Via Glenn, comes the dumbest thing I’ve read in a while — and I’m paid to read dumb things all day long. Anyway, here’s one of the many reasons the economically-illiterate Gerald E. Scorse wants to eliminate Roth IRAs:
Then, too, Roths could be a drag on the U.S. economy. Since no withdrawals are required, assets can lie idle indefinitely.
For the last time, I want the idiot Keynesians to sit down, shut up and listen: You don’t get rich by spending money. Savings generate the investments necessary for wealth creation. And Roth IRAs encourage lots and lots of savings.
As for this “idle” business, it simply isn’t so. When a financial institution holds your savings, it does not stuff the money under a mattress and wait for you to come ask for some of it back. No, the bank loans the money out to people who will, it is hoped, use it for a little wealth creation. That ain’t idle.

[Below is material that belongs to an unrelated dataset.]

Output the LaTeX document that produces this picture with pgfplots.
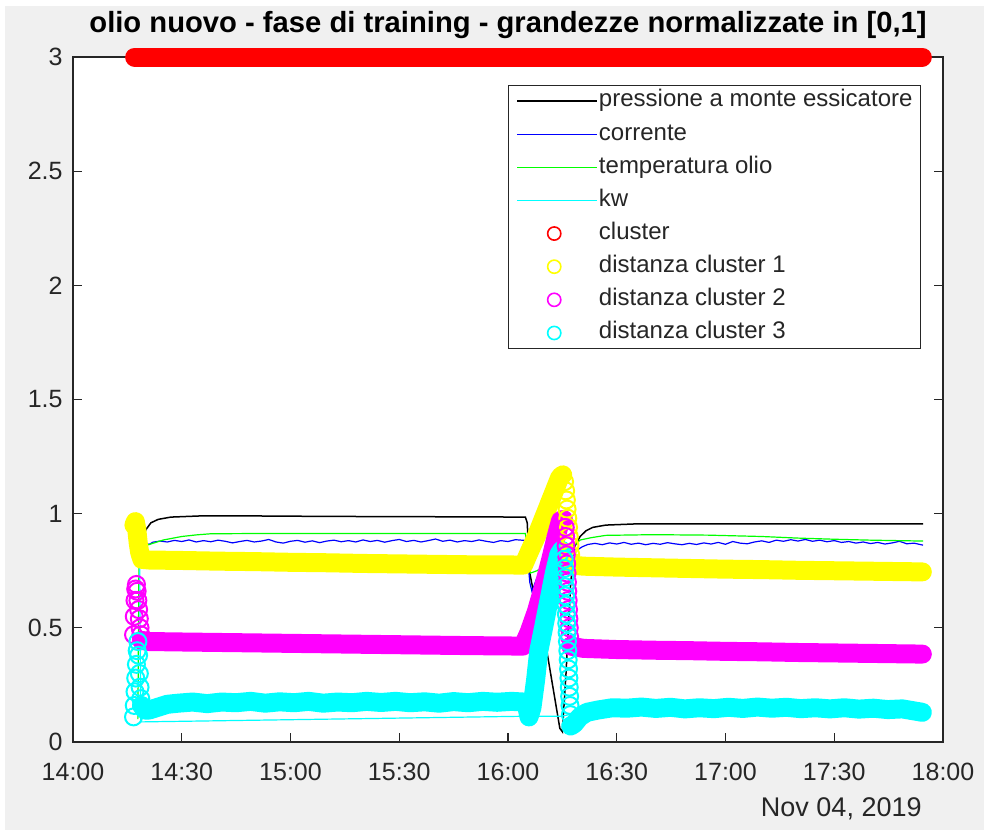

And the loans aren’t made at some cheap dollar-for-dollar rate, either. To keep the math simple, let’s say a bank’s legal capitalization requirement is ten percent. That means, for every dollar you park in savings, the bank can lend ten. Nine dollars for wealth creation, created out of thin air. If you have a million bucks in your IRA — you wise devil — that’s ten million dollars for people to buy homes or start new businesses.
That’s your “multiplier effect,” right there. Washington doesn’t have one — you do.

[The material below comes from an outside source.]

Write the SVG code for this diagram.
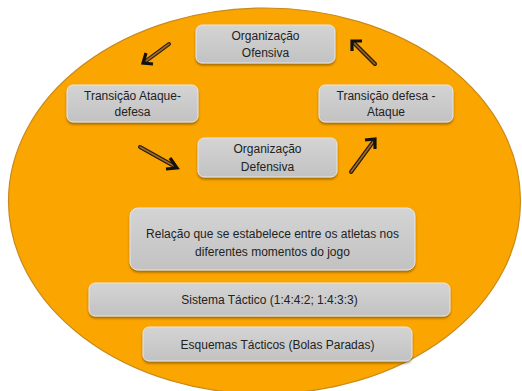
<svg xmlns="http://www.w3.org/2000/svg" width="522" height="391" viewBox="0 0 522 391">
<defs>
<linearGradient id="g" x1="0" y1="0" x2="0" y2="1">
<stop offset="0" stop-color="#d4d4d4"/>
<stop offset="1" stop-color="#c2c2c2"/>
</linearGradient>
<filter id="sh" x="-10%" y="-20%" width="120%" height="150%">
<feDropShadow dx="0" dy="2" stdDeviation="1.2" flood-color="#5a3a00" flood-opacity="0.55"/>
</filter>
</defs>
<style>
.box{fill:url(#g);stroke:#e6e6e6;stroke-width:1;filter:url(#sh)}
.t{font-family:"Liberation Sans",Arial,sans-serif;font-size:12px;fill:#222;text-anchor:middle}
.sh1{stroke:#2a1a08;stroke-width:4;stroke-linecap:round}
.sh2{stroke:#9a6a30;stroke-width:1.6;stroke-linecap:round}
.hd{fill:none;stroke:#111;stroke-width:3.2;stroke-linejoin:miter;stroke-linecap:butt}
</style>
<rect width="522" height="391" fill="#ffffff"/>
<ellipse cx="264.5" cy="201" rx="256" ry="193" fill="#FBA500" stroke="#c98a1a" stroke-width="1.2"/>
<g id="connectors">
<g id="a1"><line class="sh1" x1="169" y1="44" x2="146" y2="61"/><line class="sh2" x1="169" y1="44" x2="146" y2="61"/><polyline class="hd" points="146,53 143,63 153,64"/></g>
<g id="a2"><line class="sh1" x1="140" y1="147" x2="174" y2="166"/><line class="sh2" x1="140" y1="147" x2="174" y2="166"/><polyline class="hd" points="170,158 177,168 166,169"/></g>
<g id="a3"><line class="sh1" x1="351" y1="172" x2="373" y2="142"/><line class="sh2" x1="351" y1="172" x2="373" y2="142"/><polyline class="hd" points="365,140 375,139 375,149"/></g>
<g id="a4"><line class="sh1" x1="375" y1="64" x2="354" y2="43"/><line class="sh2" x1="375" y1="64" x2="354" y2="43"/><polyline class="hd" points="352,51 352,41 362,41"/></g>
</g>
<g id="ofensiva"><rect class="box" x="196" y="25" width="139" height="38" rx="6"/><text class="t" x="265.5" y="39.5">Organização</text><text class="t" x="265.5" y="57">Ofensiva</text></g>
<g id="trans-ataque"><rect class="box" x="67" y="85" width="131" height="37" rx="6"/><text class="t" x="132.5" y="100">Transição Ataque-</text><text class="t" x="132.5" y="116">defesa</text></g>
<g id="trans-defesa"><rect class="box" x="319" y="85" width="134" height="37" rx="6"/><text class="t" x="386" y="100">Transição defesa -</text><text class="t" x="386" y="116">Ataque</text></g>
<g id="defensiva"><rect class="box" x="198" y="138" width="139" height="39" rx="6"/><text class="t" x="267.5" y="153">Organização</text><text class="t" x="267.5" y="170.5">Defensiva</text></g>
<g id="relacao"><rect class="box" x="130" y="208" width="285" height="62" rx="8"/><text class="t" x="272.5" y="237.5">Relação que se estabelece entre os atletas nos</text><text class="t" x="272.5" y="256">diferentes momentos do jogo</text></g>
<g id="sistema"><rect class="box" x="89" y="283" width="361" height="33" rx="6"/><text class="t" x="269.5" y="304">Sistema Táctico (1:4:4:2; 1:4:3:3)</text></g>
<g id="esquemas"><rect class="box" x="143" y="327" width="269" height="34" rx="6"/><text class="t" x="277.5" y="349">Esquemas Tácticos (Bolas Paradas)</text></g>
</svg>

Now let’s look at things from the other side. Every dollar you take out of savings does get spent and stimulate the economy — sure, yeah, great. But every dollar you take out of savings also sucks out nine dollars from the pool of capital available for wealth creation. Spend a million, and nine million dollars simply vanish.
But modern statists such as Scorse and the execrable Paul Krugman would rather get Washington’s filthy hands on your dollars because, well, they’re statists. That’s what they do.